Johnson is on pace for a 2,000-yard season, one more reason Tennessee looms as the NFL's most dangerous 5-6 team as it heads for this weekend's game at the Indianapolis Colts.

A victory against the undefeated Colts would get the Titans to .500 and rekindle their playoff hopes.

"You have to think that," Johnson said of still aiming for the postseason despite the 0-6 start. "That's the ultimate goal."

Said Young about the playoffs: "Everything is possible.
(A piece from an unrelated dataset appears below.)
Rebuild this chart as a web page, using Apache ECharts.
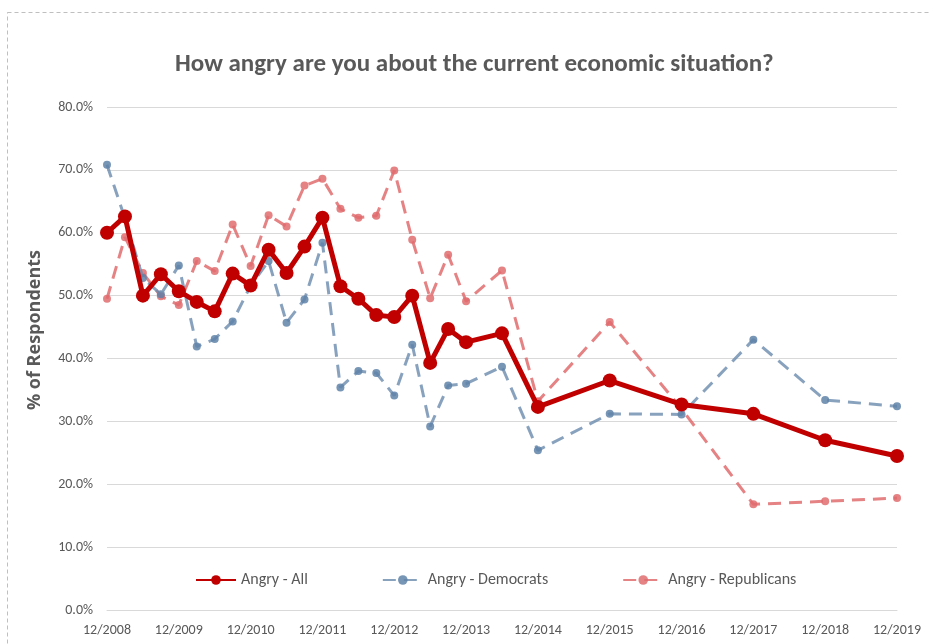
<!DOCTYPE html>
<html>
<head>
<meta charset="utf-8">
<script src="https://cdn.jsdelivr.net/npm/echarts@6/dist/echarts.min.js"></script>
<style>
  html, body { margin: 0; padding: 0; background: #fff; }
  #chart { width: 930px; height: 644px; }
</style>
</head>
<body>
<div id="chart"></div>
<script>
// Survey dates (year-month), quarterly through 2013, then sparser
const surveyDates = [
  '2008-12', '2009-03', '2009-06', '2009-09', '2009-12',
  '2010-03', '2010-06', '2010-09', '2010-12',
  '2011-03', '2011-06', '2011-09', '2011-12',
  '2012-03', '2012-06', '2012-09', '2012-12',
  '2013-03', '2013-06', '2013-09', '2013-12',
  '2014-06', '2014-12', '2015-12', '2016-12', '2017-12', '2018-12', '2019-12'
];

// Share of respondents who are angry (%)
const angryAll = [
  60.0, 62.6, 50.0, 53.4, 50.7, 49.0, 47.5, 53.5, 51.6, 57.3, 53.6, 57.8, 62.4, 51.5,
  49.5, 46.9, 46.6, 50.0, 39.3, 44.7, 42.6, 44.0, 32.3, 36.5, 32.7, 31.2, 27.0, 24.5
];
const angryDemocrats = [
  70.8, 62.3, 52.8, 50.2, 54.8, 41.9, 43.1, 45.9, 51.6, 55.5, 45.7, 49.4, 58.4, 35.4,
  38.0, 37.7, 34.1, 42.2, 29.2, 35.7, 36.0, 38.7, 25.4, 31.2, 31.1, 43.0, 33.4, 32.4
];
const angryRepublicans = [
  49.5, 59.3, 53.6, 49.9, 48.5, 55.5, 53.9, 61.3, 54.7, 62.8, 61.0, 67.5, 68.6, 63.8,
  62.4, 62.7, 69.9, 58.9, 49.6, 56.5, 49.1, 54.0, 33.2, 45.8, 32.0, 16.8, 17.3, 17.8
];

const seriesNames = ['Angry - All', 'Angry - Democrats', 'Angry - Republicans'];
const yAxisTitle = '% of Respondents';

// Months elapsed since December 2008, used as the x value
const START_YEAR = 2008, START_MONTH = 12;
function monthsSinceStart(ym) {
  const [y, m] = ym.split('-').map(Number);
  return (y - START_YEAR) * 12 + (m - START_MONTH);
}
function pairs(values) {
  return values.map((v, i) => [monthsSinceStart(surveyDates[i]), v]);
}

const FONT = 'Carlito, "Liberation Sans Narrow", "Open Sans", sans-serif';
const TEXT = '#595959';

const chart = echarts.init(document.getElementById('chart'), null, { renderer: 'canvas' });

chart.setOption({
  backgroundColor: '#ffffff',
  animation: false,
  textStyle: { fontFamily: FONT },
  title: {
    text: 'How angry are you about the current economic situation?',
    left: 170,
    top: 47,
    textStyle: { fontFamily: FONT, fontSize: 25, fontWeight: 'bold', color: TEXT }
  },
  graphic: [
    {
      type: 'rect',
      shape: { x: 7.5, y: 12.5, width: 940, height: 660 },
      style: { fill: 'none', stroke: '#bfbfbf', lineWidth: 1, lineDash: [4, 3] },
      silent: true
    },
    {
      type: 'text',
      x: 35,
      y: 330,
      rotation: Math.PI / 2,
      style: {
        text: yAxisTitle,
        fill: TEXT,
        font: 'bold 18px "Open Sans", sans-serif',
        align: 'center',
        verticalAlign: 'middle'
      },
      silent: true
    }
  ],
  grid: { left: 107, right: 33, top: 107, bottom: 34, containLabel: false },
  legend: {
    data: seriesNames,
    top: 567,
    left: 190,
    itemGap: 74,
    itemWidth: 40,
    itemHeight: 12,
    textStyle: { fontFamily: FONT, fontSize: 16, color: TEXT }
  },
  xAxis: {
    type: 'value',
    min: 0,
    max: 132,
    interval: 12,
    axisLine: { show: true, lineStyle: { color: '#d9d9d9' } },
    axisTick: { show: false },
    splitLine: { show: false },
    axisLabel: {
      color: TEXT,
      fontSize: 14,
      margin: 13,
      formatter: v => '12/' + (START_YEAR + v / 12)
    }
  },
  yAxis: {
    type: 'value',
    min: 0,
    max: 80,
    interval: 10,
    axisLine: { show: false },
    axisTick: { show: false },
    splitLine: { lineStyle: { color: '#d9d9d9', width: 1 } },
    axisLabel: {
      color: TEXT,
      fontSize: 14,
      margin: 14,
      formatter: v => v.toFixed(1) + '%'
    }
  },
  series: [
    {
      name: seriesNames[2],
      type: 'line',
      data: pairs(angryRepublicans),
      symbol: 'circle',
      symbolSize: 8,
      z: 2,
      lineStyle: { color: '#e06c6e', width: 3, type: [13, 8], opacity: 0.85 },
      itemStyle: { color: '#e06c6e', opacity: 0.85 }
    },
    {
      name: seriesNames[1],
      type: 'line',
      data: pairs(angryDemocrats),
      symbol: 'circle',
      symbolSize: 8,
      z: 3,
      lineStyle: { color: '#6a8bae', width: 3, type: [13, 8], opacity: 0.8 },
      itemStyle: { color: '#5f82a8', opacity: 0.85 }
    },
    {
      name: seriesNames[0],
      type: 'line',
      data: pairs(angryAll),
      symbol: 'circle',
      symbolSize: 14,
      z: 4,
      lineStyle: { color: '#c00000', width: 5 },
      itemStyle: { color: '#c00000' }
    }
  ]
});
</script>
</body>
</html>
Our confidence level is definitely high on that right now."

It was the first time the Cardinals have been defeated in six road contests this season, and it took the luster off a 99-yard kickoff return for a touchdown by rookie LaRod Stephens-Howling.

"Obviously this was a tough loss for us," Arizona coach Ken Whisenhunt said, likening the defeat to the one that ended Arizona's 2008 season.

"It's probably as close of a bad feeling as losing the Super Bowl," Whisenhunt said. "When you're that close, when you're six seconds from winning it, it makes it even tougher."

Proving the doubters wrong

The irony was that Young's one notable mistake - letting the first-half clock run out and wasting a field goal opportunity - was what put the Titans in a touchdown-or-nothing corner.

Titans coach Jeff Fisher tried to take the blame, saying, "That's on me," because he tried for one too many plays.

"I had hoped we could take a shot at the end zone and throw it away," Fisher said. "That's asking a quarterback to do too much."

But, given the outcome, Fisher said, "I think we all made up for the snafu at the end of the first half."

Said Young, simply, "Everybody's not perfect."

But the game was a perfect reminder of that Rose Bowl that cemented Young's image as a clutch player.

Titans fullback Ahmard Hall, another teammate of Young's at Texas, said that Bowl Championship Series title game also was on the mind of at least one of the Cardinals, because Arizona center Lyle Sendlein also was a Longhorn.

"He told me after the game he knew Vince was going to do it," Hall said.

That faith in Young hasn't been typical, Hall said.

"They want to doubt him," Hall said. "He just continues to be doubted, but he continues to win and prove them wrong."